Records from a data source

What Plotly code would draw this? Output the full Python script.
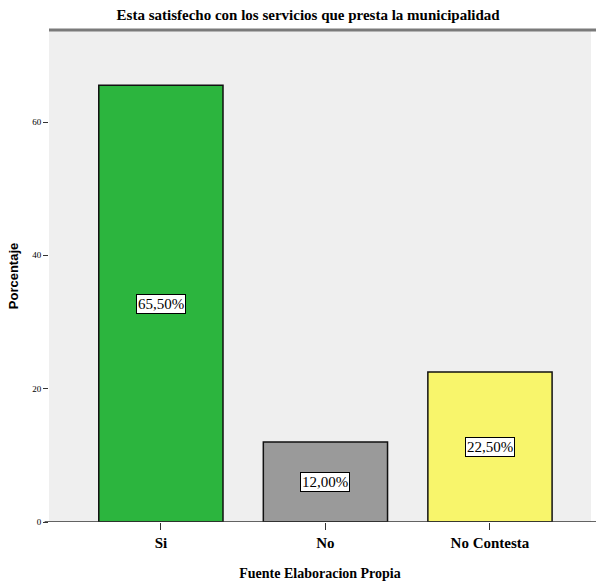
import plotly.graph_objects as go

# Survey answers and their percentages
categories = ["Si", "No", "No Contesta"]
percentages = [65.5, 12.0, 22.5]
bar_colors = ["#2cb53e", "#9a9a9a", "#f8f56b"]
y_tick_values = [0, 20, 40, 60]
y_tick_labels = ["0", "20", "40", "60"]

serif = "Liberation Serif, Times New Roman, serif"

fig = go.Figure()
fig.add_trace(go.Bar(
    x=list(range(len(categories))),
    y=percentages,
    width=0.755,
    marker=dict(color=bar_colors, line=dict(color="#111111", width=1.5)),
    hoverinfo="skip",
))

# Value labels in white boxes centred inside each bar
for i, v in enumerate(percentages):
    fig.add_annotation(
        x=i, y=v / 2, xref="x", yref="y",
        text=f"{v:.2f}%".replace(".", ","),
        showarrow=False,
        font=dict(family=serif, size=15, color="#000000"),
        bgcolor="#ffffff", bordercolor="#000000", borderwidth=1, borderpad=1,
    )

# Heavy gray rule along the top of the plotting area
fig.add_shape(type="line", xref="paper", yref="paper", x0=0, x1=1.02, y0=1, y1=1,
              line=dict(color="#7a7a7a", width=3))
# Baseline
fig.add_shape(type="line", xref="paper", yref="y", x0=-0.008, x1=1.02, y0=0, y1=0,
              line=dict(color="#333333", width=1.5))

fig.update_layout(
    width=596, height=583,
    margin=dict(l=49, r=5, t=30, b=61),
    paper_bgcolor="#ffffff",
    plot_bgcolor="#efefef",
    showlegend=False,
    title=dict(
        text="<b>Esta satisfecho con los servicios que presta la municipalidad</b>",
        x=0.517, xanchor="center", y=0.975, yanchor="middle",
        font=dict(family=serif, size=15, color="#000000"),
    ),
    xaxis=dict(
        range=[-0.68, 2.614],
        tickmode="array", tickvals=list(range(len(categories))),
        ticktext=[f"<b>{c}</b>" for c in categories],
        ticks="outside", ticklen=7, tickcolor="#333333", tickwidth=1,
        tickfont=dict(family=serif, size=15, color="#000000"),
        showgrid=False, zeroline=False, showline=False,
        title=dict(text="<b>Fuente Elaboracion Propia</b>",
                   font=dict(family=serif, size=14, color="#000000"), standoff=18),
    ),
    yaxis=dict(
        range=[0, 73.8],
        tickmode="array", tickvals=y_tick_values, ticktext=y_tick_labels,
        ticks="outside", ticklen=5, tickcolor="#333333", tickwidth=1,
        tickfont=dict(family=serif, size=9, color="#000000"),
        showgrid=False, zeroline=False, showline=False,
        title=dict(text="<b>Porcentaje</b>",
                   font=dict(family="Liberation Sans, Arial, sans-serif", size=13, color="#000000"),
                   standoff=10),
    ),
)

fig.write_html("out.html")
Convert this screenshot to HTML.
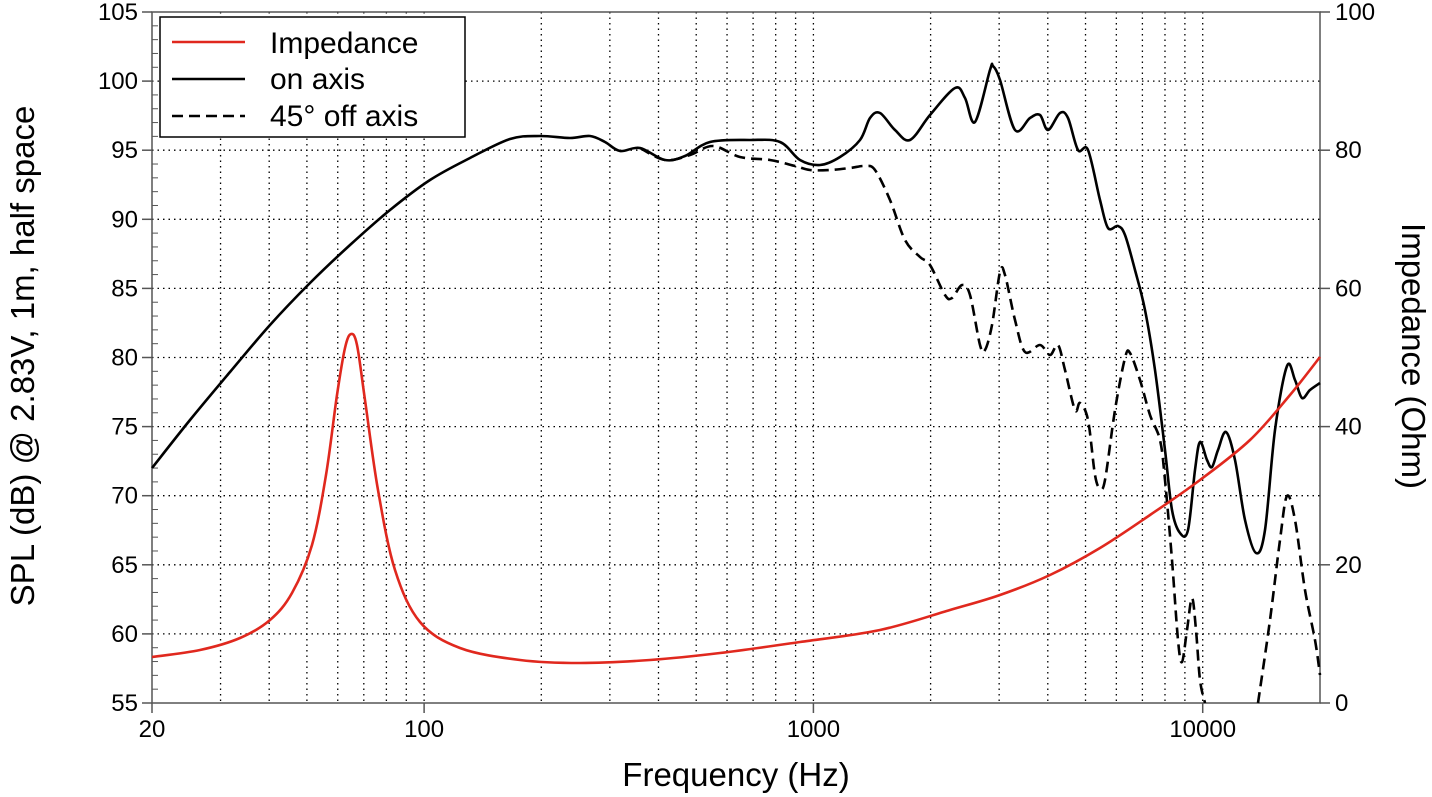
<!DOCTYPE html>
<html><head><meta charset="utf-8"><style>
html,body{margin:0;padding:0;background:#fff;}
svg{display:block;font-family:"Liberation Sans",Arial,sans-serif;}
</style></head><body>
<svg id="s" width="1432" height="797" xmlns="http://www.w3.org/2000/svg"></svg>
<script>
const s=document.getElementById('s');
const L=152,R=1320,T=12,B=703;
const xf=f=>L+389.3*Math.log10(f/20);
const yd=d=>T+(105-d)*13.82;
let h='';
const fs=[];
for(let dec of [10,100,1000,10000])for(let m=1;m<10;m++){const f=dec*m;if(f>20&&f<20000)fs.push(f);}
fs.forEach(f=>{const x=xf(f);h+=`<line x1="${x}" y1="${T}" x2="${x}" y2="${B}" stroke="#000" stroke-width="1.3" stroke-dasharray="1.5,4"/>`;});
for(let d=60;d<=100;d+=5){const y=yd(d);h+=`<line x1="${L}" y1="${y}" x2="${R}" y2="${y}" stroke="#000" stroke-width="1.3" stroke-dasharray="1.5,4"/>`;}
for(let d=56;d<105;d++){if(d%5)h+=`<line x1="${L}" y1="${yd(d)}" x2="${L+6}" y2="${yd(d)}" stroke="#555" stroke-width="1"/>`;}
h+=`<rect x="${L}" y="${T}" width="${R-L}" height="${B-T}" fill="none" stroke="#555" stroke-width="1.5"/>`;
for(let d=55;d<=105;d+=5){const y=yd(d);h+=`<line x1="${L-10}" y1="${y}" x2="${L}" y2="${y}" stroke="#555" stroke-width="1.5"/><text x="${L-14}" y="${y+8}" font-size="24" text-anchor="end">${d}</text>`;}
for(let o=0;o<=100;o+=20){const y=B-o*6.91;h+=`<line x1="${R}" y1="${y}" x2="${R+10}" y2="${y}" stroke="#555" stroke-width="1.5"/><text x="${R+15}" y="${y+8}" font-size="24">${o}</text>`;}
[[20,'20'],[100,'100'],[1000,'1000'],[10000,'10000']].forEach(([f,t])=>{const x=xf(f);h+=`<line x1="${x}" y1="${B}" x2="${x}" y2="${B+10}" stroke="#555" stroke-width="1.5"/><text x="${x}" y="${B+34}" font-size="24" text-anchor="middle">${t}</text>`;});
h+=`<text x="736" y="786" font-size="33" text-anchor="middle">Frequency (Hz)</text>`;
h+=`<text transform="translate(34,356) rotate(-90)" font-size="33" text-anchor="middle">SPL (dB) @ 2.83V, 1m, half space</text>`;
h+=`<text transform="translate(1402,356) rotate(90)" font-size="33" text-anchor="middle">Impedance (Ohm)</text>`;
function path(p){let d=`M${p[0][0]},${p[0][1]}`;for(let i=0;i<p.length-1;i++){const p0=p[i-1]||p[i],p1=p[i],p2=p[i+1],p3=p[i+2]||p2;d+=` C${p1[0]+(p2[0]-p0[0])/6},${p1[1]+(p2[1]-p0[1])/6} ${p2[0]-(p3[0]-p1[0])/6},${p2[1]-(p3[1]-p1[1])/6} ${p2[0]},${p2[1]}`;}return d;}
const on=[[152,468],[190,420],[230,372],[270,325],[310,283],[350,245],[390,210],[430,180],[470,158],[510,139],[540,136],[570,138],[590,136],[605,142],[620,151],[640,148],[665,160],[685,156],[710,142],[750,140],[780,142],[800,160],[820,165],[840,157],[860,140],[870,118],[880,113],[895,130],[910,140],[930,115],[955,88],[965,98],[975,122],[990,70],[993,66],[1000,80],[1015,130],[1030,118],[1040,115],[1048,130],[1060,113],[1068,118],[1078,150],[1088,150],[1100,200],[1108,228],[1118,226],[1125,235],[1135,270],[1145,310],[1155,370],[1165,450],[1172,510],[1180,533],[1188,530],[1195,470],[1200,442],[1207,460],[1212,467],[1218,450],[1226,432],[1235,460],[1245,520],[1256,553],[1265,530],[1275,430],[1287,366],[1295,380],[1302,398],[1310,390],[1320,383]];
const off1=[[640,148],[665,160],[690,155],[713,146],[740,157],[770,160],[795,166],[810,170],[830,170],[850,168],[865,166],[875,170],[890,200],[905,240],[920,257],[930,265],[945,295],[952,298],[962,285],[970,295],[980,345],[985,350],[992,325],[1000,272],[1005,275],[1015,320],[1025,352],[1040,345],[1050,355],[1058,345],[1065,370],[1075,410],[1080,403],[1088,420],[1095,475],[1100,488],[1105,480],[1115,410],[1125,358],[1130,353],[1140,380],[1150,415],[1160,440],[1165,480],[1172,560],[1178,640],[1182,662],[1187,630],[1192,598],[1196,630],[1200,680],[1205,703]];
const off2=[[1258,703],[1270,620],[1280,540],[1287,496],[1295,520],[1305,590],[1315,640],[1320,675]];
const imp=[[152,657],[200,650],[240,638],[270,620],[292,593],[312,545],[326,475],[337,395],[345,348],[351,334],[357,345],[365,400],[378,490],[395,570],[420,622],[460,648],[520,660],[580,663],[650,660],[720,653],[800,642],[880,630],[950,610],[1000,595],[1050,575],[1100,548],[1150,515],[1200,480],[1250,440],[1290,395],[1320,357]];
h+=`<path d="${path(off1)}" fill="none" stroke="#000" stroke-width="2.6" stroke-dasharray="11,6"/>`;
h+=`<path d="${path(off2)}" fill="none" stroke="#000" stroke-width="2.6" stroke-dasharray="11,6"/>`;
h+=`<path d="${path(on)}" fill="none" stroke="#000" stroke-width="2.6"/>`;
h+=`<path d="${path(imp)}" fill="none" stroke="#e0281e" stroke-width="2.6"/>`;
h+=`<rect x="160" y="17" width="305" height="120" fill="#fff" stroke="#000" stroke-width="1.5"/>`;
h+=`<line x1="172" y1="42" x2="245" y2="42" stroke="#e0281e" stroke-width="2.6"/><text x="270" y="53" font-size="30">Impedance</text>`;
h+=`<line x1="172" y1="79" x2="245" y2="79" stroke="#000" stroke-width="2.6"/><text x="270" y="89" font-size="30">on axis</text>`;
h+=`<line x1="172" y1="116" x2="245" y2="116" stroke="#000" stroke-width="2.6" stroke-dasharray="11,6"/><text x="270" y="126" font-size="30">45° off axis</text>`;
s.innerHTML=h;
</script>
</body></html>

* * *

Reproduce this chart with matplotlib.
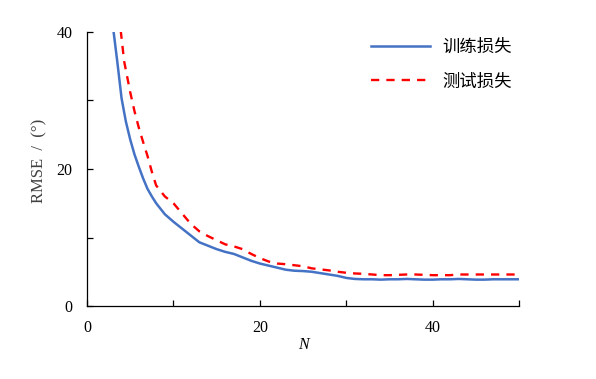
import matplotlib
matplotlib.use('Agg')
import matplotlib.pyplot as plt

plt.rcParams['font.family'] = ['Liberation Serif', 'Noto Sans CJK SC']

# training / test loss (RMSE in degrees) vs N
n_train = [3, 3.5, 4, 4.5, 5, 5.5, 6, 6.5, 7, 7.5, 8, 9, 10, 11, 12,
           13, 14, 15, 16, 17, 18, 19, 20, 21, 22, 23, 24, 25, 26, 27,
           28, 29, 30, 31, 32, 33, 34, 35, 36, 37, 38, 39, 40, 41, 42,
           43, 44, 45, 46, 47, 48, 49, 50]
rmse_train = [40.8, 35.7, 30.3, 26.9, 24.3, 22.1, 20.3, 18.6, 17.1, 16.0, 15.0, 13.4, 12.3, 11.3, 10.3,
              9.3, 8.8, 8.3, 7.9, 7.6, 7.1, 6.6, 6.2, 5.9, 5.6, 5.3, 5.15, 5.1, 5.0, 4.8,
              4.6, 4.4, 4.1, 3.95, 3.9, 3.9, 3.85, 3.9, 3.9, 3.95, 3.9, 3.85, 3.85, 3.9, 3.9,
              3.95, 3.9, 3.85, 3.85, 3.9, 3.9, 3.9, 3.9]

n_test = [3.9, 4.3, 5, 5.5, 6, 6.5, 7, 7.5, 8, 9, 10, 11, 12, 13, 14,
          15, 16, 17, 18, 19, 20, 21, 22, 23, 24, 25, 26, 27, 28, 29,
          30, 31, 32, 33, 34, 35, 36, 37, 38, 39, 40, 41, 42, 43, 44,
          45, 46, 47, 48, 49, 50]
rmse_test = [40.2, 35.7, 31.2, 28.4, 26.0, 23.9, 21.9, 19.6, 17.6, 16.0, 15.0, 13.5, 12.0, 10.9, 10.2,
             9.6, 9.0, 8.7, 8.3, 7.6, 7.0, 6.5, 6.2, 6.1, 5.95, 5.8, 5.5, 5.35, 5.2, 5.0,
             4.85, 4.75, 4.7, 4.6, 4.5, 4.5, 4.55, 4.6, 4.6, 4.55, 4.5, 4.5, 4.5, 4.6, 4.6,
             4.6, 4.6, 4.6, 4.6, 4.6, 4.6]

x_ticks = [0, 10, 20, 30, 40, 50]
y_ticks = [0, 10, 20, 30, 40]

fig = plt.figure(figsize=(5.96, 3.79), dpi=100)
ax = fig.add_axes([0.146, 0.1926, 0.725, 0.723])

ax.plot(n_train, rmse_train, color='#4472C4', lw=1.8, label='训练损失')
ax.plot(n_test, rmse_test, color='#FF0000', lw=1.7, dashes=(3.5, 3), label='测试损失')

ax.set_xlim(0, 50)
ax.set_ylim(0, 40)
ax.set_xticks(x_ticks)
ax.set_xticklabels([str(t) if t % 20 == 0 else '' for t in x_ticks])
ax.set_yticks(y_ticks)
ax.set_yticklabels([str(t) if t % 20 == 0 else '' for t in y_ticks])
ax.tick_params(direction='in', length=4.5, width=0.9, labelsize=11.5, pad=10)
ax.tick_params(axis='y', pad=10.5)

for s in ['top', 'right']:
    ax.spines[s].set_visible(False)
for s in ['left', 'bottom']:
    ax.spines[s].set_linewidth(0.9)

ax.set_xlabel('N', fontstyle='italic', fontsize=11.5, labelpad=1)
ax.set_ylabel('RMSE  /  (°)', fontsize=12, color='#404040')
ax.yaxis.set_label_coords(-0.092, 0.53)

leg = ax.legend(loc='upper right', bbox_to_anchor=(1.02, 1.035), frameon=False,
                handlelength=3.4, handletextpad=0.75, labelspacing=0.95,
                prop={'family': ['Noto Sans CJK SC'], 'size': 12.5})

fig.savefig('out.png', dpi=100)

◆ TASK GOAL ◆
Select the lines in this material that hold the word "matplotlib", leaving none out.

◆ ANSWER BELOW ◆
Reproduce this chart with matplotlib.
import matplotlib
matplotlib.use('Agg')
import matplotlib.pyplot as plt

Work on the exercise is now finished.